Throughout our relationship, sex has never appeared to me as an issue. We have great sex and have never had any issues in the bedroom – although I would like to talk about it just a bit more sometimes.

However, most of the time I am the one to initiate sex but I’ve always just assumed that my drive was higher than his.

We had a great time together this weekend, we went out, had drinks with friends, and had the house all to ourselves (we have not yet moved in together but we are planning to this year). Once we got into bed I was feeling frisky so I decided to initiate sex, though he was clearly enjoying it, I noticed he wasn’t really kissing me back. At this point, I stopped and asked him why he wasn’t engaging to which he told me that he is tired but that I can keep going.

I immediately let him know that I would have preferred if he reciprocated my energy rather than let me do all the work. I then explained that I feel like I am usually the one to initiate intimacy and not even kissing me back or touching me does not make me feel desired.

He responded with “I have a lot on my mind” referring to work. He then proceeded to tell me that he loves me but I am immature and that I have to figure my shit out and as a result, he is just not sexually attracted to me right now… That he wakes up every morning striving to be his own role model and he wants me to do the same; he wants to fuck that version of me.
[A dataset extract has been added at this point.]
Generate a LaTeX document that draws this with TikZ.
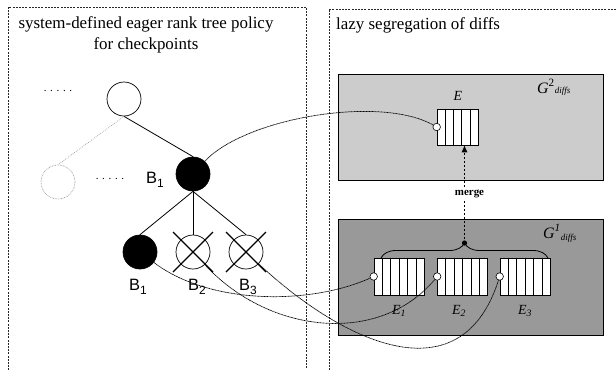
\documentclass[tikz,border=0pt]{standalone}
\usepackage{fontspec}
\setmainfont{Liberation Serif}
\newfontfamily\arialf{Liberation Sans}
\usetikzlibrary{arrows.meta,decorations.pathreplacing,calc}
\newcommand{\bsub}[1]{\raisebox{-4bp}{\fontsize{12}{12}\selectfont #1}}
\begin{document}
\begin{tikzpicture}[x=1bp,y=-1bp,
  panel/.style={draw=black!85, line width=0.6bp, dash pattern=on 2bp off 1.2bp},
  treenode/.style={circle, draw, minimum size=34bp, inner sep=0pt, line width=0.7bp},
  full/.style={treenode, fill=black},
  ghost/.style={treenode, draw=black!40, dash pattern=on 0.7bp off 0.9bp},
  edge/.style={line width=0.8bp},
  ghostedge/.style={draw=black!40, line width=0.7bp, dash pattern=on 0.7bp off 1.2bp},
  crossline/.style={line width=1.2bp},
  link/.style={line width=0.7bp, dash pattern=on 1bp off 0.5bp},
  blab/.style={font=\arialf\fontsize{16.5}{16.5}\selectfont, inner sep=0pt, anchor=base west},
  dots/.style={font=\fontsize{11}{11}\selectfont, inner sep=0pt},
  pin/.style={circle, draw, fill=white, minimum size=7.5bp, inner sep=0pt, line width=0.6bp},
  group/.style={draw, line width=0.8bp, minimum width=265bp, inner sep=0pt},
  queue/.style={draw, fill=white, line width=0.6bp, minimum height=37bp, inner sep=0pt},
  cellline/.style={line width=0.6bp},
  elab/.style={font=\itshape\fontsize{14}{14}\selectfont, inner sep=0pt},
  title/.style={font=\fontsize{17}{21}\selectfont, inner sep=0pt},
]
\useasboundingbox (0,0) rectangle (616,369);
% panels
\draw[panel] (8,380) -- (8,7) -- (306,7) -- (306,380);
\draw[panel] (329,380) -- (329,9) -- (630,9);
\node[title, align=center] (t1) at (146,35) {system-defined eager rank tree policy\\for checkpoints};
\node[title, anchor=west] (t2) at (336,25) {lazy segregation of diffs};
% tree
\node[treenode] (r) at (124,99) {};
\node[full] (b) at (193,174) {};
\node[ghost] (g) at (58,182) {};
\node[dots] (d1) at (58,91) {. . . . .};
\node[dots] (d2) at (110,179) {. . . . .};
\node[blab] (lb) at (146,183) {B\bsub{1}};
\node[full] (c1) at (140,252) {};
\node[treenode] (c2) at (193,252) {};
\node[treenode] (c3) at (246,252) {};
\draw[edge] (r.south) -- (b.north);
\draw[ghostedge] (r.south) -- (g.north);
\draw[edge] (b.south) -- (c1.north);
\draw[edge] (b.south) -- (c2.north);
\draw[edge] (b.south) -- (c3.north);
\draw[crossline] (c2) ++(-20,-20) -- ++(40,40);
\draw[crossline] (c2) ++(20,-20) -- ++(-40,40);
\draw[crossline] (c3) ++(-20,-20) -- ++(40,40);
\draw[crossline] (c3) ++(20,-20) -- ++(-40,40);
\node[blab] (l1) at (129,290) {B\bsub{1}};
\node[blab] (l2) at (188,290) {B\bsub{2}};
\node[blab] (l3) at (239,290) {B\bsub{3}};
% groups
\node[group, fill=black!20, minimum height=106bp] (G2) at (470.5,127) {};
\node[group, fill=black!40, minimum height=116bp] (G1) at (470.5,277) {};
\node[font=\fontsize{16}{16}\selectfont, anchor=base west, inner sep=0pt] (g2l) at (537,93) {\textit{G}\textsuperscript{2}{\fontsize{9}{9}\selectfont\textit{diffs}}};
\node[font=\fontsize{16}{16}\selectfont, anchor=base west, inner sep=0pt] (g1l) at (543,238) {\textit{G}\textsuperscript{\textit{1}}\raisebox{-2bp}{\fontsize{9}{9}\selectfont\textit{diffs}}};
% queues
\node[queue, minimum width=41bp, minimum height=36bp] (E) at (457.5,127) {};
\node[queue, minimum width=50bp] (E1) at (399,276.5) {};
\node[queue, minimum width=50bp] (E2) at (462.5,276.5) {};
\node[queue, minimum width=50bp] (E3) at (525,276.5) {};
\foreach \k in {1,...,4}
  \draw[cellline] ($(E.north west)!\k/5!(E.north east)$) -- ($(E.south west)!\k/5!(E.south east)$);
\foreach \q in {E1,E2,E3}
  \foreach \k in {1,...,5}
    \draw[cellline] ($(\q.north west)!\k/6!(\q.north east)$) -- ($(\q.south west)!\k/6!(\q.south east)$);
\node[elab] (eL) at (458,96) {E};
\node[elab] (e1L) at (399,311) {E\textsubscript{1}};
\node[elab] (e2L) at (459,311) {E\textsubscript{2}};
\node[elab] (e3L) at (525,311) {E\textsubscript{3}};
% brace and merge
\coordinate (bl) at (381,258);
\coordinate (br) at (548,258);
\draw[decorate, decoration={brace, amplitude=15bp}, line width=0.8bp] (bl) -- (br);
\coordinate (bt) at (464.5,243);
\fill (bt) circle (2.6bp);
\draw[line width=0.7bp, dash pattern=on 2.5bp off 1.5bp, -{Latex[length=7bp,width=6bp]}] (bt) -- node[fill=white, font=\bfseries\fontsize{11}{11}\selectfont, inner sep=1.5bp, pos=0.5, xshift=5bp] (mg) {merge} (E.south -| bt);
% pins
\node[pin] (p) at (E.west) {};
\node[pin] (p1) at (E1.west) {};
\node[pin] (p2) at (E2.west) {};
\node[pin] (p3) at (E3.west) {};
% links
\draw[link] (b) .. controls (245,118) and (380,95) .. (p);
\draw[link] (c1) .. controls (210,305) and (310,305) .. (p1);
\draw[link] (c2) .. controls (270,335) and (380,345) .. (p2);
\draw[link] (c3) .. controls (340,340) and (460,400) .. (p3);
\end{tikzpicture}
\end{document}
I have never been so mortified in my life. I feel heartbroken because I try my best to be a better partner and to live up to his standards/expectations because I love him so much and genuinely want to be with him for the rest of my life… and I want to be the woman we both deserve.
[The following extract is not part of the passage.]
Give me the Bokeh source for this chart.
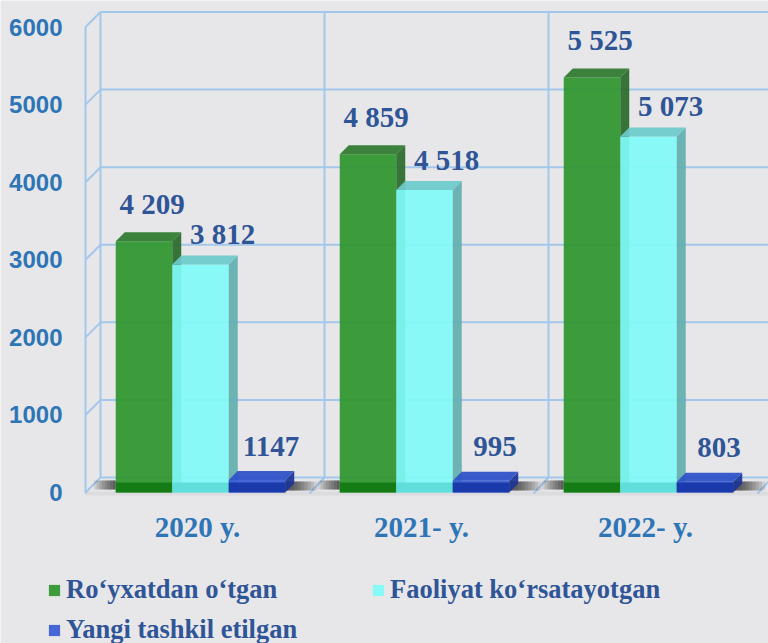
from bokeh.plotting import figure
from bokeh.models import FixedTicker, Range1d, Legend, LegendItem, LinearAxis
from bokeh.core.properties import value
from bokeh.embed import file_html
from bokeh.resources import INLINE

# ---------------- data ----------------
years = ["2020 y.", "2021- y.", "2022- y."]
series_names = ["Ro\u2018yxatdan o\u2018tgan", "Faoliyat ko\u2018rsatayotgan", "Yangi tashkil etilgan"]
# bar heights as drawn in the picture (read against the axis)
registered = [3240, 4360, 5350]
active = [2940, 3900, 4590]
new_created = [160, 150, 140]
# value labels printed above the bars
registered_labels = ["4 209", "4 859", "5 525"]
active_labels = ["3 812", "4 518", "5 073"]
new_labels = ["1147", "995", "803"]
y_ticks = [0, 1000, 2000, 3000, 4000, 5000, 6000]

# ---------------- style / layout ----------------
BG = "#E7E7EA"
GRID = "#A3C7EA"
TICK_BLUE = "#2E75B6"
LABEL_BLUE = "#2F5597"
FIG_W, FIG_H = 768, 643
ORIGIN_X = 85           # pixel column of the front-left corner
ORIGIN_Y = 492          # pixel row of the front floor (value 0)
PX = 0.07758            # vertical pixels per data unit
CAT_W = 224             # category width (x units = pixels)
W = 56.5                # bar width
SHIFT = 3               # bar group shift from tick
DX = 15                 # wall depth (px)
DY = 15 / PX            # wall depth (units)
BDX = 9                 # bar depth (px)
BDY = 9 / PX
BAND = 10 / PX


def u(px):
    return px / PX


p = figure(width=FIG_W, height=FIG_H, output_backend="svg", toolbar_location=None,
           x_range=Range1d(-ORIGIN_X, FIG_W - ORIGIN_X),
           y_range=Range1d(-u(FIG_H - ORIGIN_Y), u(ORIGIN_Y)),
           x_axis_type=None, y_axis_type=None,
           min_border_left=0, min_border_right=0, min_border_top=0, min_border_bottom=0)
p.background_fill_color = BG
p.border_fill_color = BG
p.outline_line_color = None
p.grid.visible = False

centers = [CAT_W * (i + 0.5) for i in range(len(years))]
ymax = y_ticks[-1]
xend = FIG_W - ORIGIN_X + 5

# ---------------- walls ----------------
p.quad(left=[0], right=[xend], bottom=[-u(3)], top=[u(1)], fill_color="#DCDCDF", line_color=None)
p.segment(x0=[DX] * len(y_ticks), y0=[v + DY for v in y_ticks], x1=[xend] * len(y_ticks),
          y1=[v + DY for v in y_ticks], line_color=GRID, line_width=2)
p.segment(x0=[0] * len(y_ticks), y0=y_ticks, x1=[DX] * len(y_ticks),
          y1=[v + DY for v in y_ticks], line_color=GRID, line_width=2)
p.segment(x0=[0, DX], y0=[-u(1), DY], x1=[0, DX], y1=[ymax, ymax + DY], line_color=GRID, line_width=2)
bounds = [CAT_W * (i + 1) for i in range(len(years))]
p.segment(x0=[b + DX for b in bounds], y0=[DY] * 3, x1=[b + DX for b in bounds],
          y1=[ymax + DY] * 3, line_color=GRID, line_width=2)
p.segment(x0=bounds, y0=[-u(1)] * 3, x1=[b + DX for b in bounds], y1=[DY] * 3,
          line_color=GRID, line_width=2)

# ---------------- floor shadows ----------------
steps = 8
for c in centers:
    gl = c + SHIFT - 1.5 * W
    gr = c + SHIFT + 1.5 * W
    for k in range(steps):
        frac = (k + 1) / steps
        p.quad(left=[gl - 22 * frac], right=[gl], bottom=[u(3)], top=[u(12)],
               fill_color="black", fill_alpha=0.1, line_color=None)
        p.quad(left=[gr], right=[gr + 6 + 26 * frac], bottom=[u(2)], top=[u(11)],
               fill_color="black", fill_alpha=0.1, line_color=None)

# ---------------- bars ----------------
bar_series = [
    (registered, registered_labels, "#2E962E", "#2E7A2E", "#2A6B2A", "#127A12", 8, 37),
    (active, active_labels, "#80FAF8", "#6CCACA", "#62AEAE", "#5EDCD8", 22, 30),
    (new_created, new_labels, "#3A5CD5", "#2D50C8", "#1B3593", "#1838AA", 14, 34),
]

front_renderers = []
for j, (vals, labs, front, topc, side, band, ldx, ldy) in enumerate(bar_series):
    left = [c + SHIFT + (j - 1.5) * W for c in centers]
    right = [l + W for l in left]
    fr = p.quad(left=left, right=right, bottom=[0] * 3, top=vals, fill_color=front,
                fill_alpha=0.93, line_color=None)
    front_renderers.append(fr)
    p.quad(left=left, right=right, bottom=[0] * 3, top=[min(v, BAND) for v in vals],
           fill_color=band, fill_alpha=0.95, line_color=None)
    p.patches(xs=[[r, r + BDX, r + BDX, r] for r in right],
              ys=[[0, BDY, v + BDY, v] for v in vals],
              fill_color=side, fill_alpha=0.93, line_color=None)
    p.patches(xs=[[l, r, r + BDX, l + BDX] for l, r in zip(left, right)],
              ys=[[v, v, v + BDY, v + BDY] for v in vals],
              fill_color=topc, fill_alpha=0.93, line_color=None)

for j, (vals, labs, front, topc, side, band, ldx, ldy) in enumerate(bar_series):
    xc = [c + SHIFT + (j - 1) * W + ldx for c in centers]
    p.text(x=xc, y=[v + u(ldy) for v in vals], text=labs,
           text_font=value("Liberation Serif"), text_font_style="bold",
           text_font_size="29px", text_color=LABEL_BLUE,
           text_align="center", text_baseline="middle")

# ---------------- axes (fixed inside the frame) ----------------
yax = LinearAxis(fixed_location=0, ticker=FixedTicker(ticks=y_ticks))
yax.major_label_text_font = "Liberation Sans"
yax.major_label_text_font_style = "bold"
yax.major_label_text_font_size = "24px"
yax.major_label_text_color = TICK_BLUE
yax.axis_line_color = None
yax.major_tick_line_color = None
yax.minor_tick_line_color = None
yax.major_label_standoff = 17
p.add_layout(yax, "left")

xax = LinearAxis(fixed_location=0, ticker=FixedTicker(ticks=centers))
xax.major_label_overrides = {c: y for c, y in zip(centers, years)}
xax.major_label_text_font = "Liberation Serif"
xax.major_label_text_font_style = "bold"
xax.major_label_text_font_size = "29px"
xax.major_label_text_color = TICK_BLUE
xax.axis_line_color = None
xax.major_tick_line_color = None
xax.minor_tick_line_color = None
xax.major_label_standoff = 12
p.add_layout(xax, "below")

# ---------------- legend ----------------
items = [LegendItem(label=name, renderers=[r]) for name, r in zip(series_names, front_renderers)]
ROW_H = 30
ROW_GAP = 9
legend_h = 2 * ROW_H + ROW_GAP
row1_top = 591 - ROW_H // 2
legend = Legend(items=items, location=(47, FIG_H - row1_top - legend_h),
                orientation="horizontal", ncols=2,
                glyph_width=14, glyph_height=14, label_standoff=5,
                label_width=324 - 14 - 5 - ROW_GAP, label_height=ROW_H, spacing=ROW_GAP,
                padding=0, margin=0, border_line_color=None, background_fill_alpha=0,
                label_text_font="Liberation Serif", label_text_font_style="bold",
                label_text_font_size="26.5px", label_text_color=LABEL_BLUE)
p.add_layout(legend, "center")

open("out.html", "w").write(file_html(p, INLINE))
*Note; Before you tell me I don’t need to live up to anyone’s expectations, know that I love that he pushes me so hard and cares about the life we create for ourselves. I look up to him as a role model, and as someone that pulled me out of a deep hole I’ve dug for myself and taught me so many things I was missing in life that my parents or any other authoritative figure never taught me. Without him, I really don’t know what I’d be doing.*

Right now I just feel extremely hurt, partially because he may be right, but also because I truly don’t know what to do now, how to look at him, and how I will ever want to initiate sex with him again, or even receive it because I’ll just remind myself of this conversation.
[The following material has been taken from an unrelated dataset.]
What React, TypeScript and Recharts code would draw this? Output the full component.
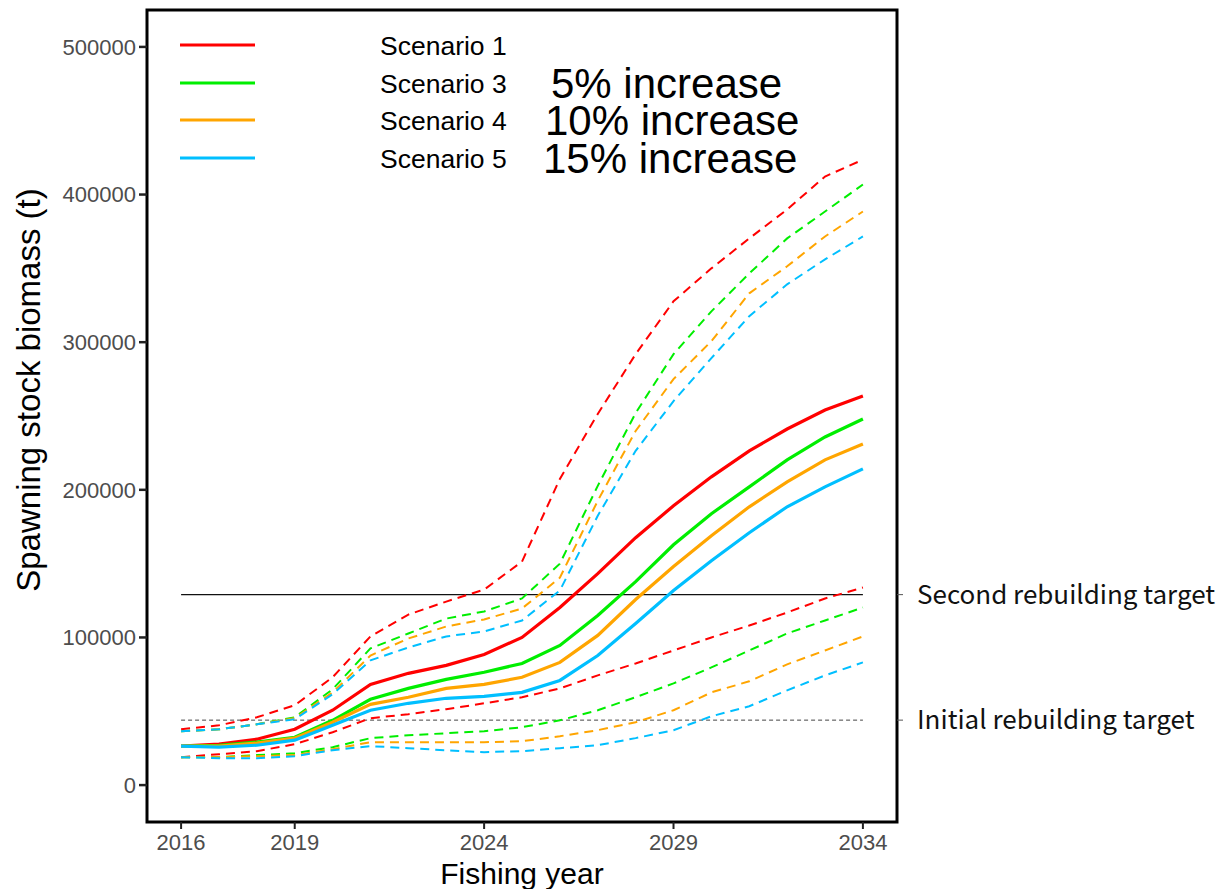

I feel truly devastated and would just like a friend right now to talk me through this.

If you’ve come this far I just really want to thank you for reading, I hope your week is going better than mine – and I appreciate those who decide to reach out. 🙂

13 comments
  1. So, basically he doesn’t want you to view him as your role model but to be confident enough to be your own? And, since you aren’t on “his level” yet, you aren’t attractive enough for him? Let me play “Ego” real quick. Anyways, keep doing what you’re doing and good luck in all your endeavors. Also, as far as in the bedroom goes, maybe toys etc may help. I don’t know.

  2. I think different people find different things attractive. For some it’s confidence or intelligence, for some it’s purely physical, for others it could be being “driven” or having a huge passion for something. Some people like a combination.

    Now, I definitely don’t say that I agree with your boyfriend. However, it seems he thinks you’re physically beautiful. But you being more of a “follower” than a “leader” has killed some of his sexual interest. Kind of the same way a woman might look at a man living in his mom’s basement at 40.

    Now, at the risk of being downvoted immensely, I objectively think he just wants you to break out of your shell and just strive to be the best version of yourself career wise. To lead, not question yourself. Apply what you already know. Work to find answers you may not have.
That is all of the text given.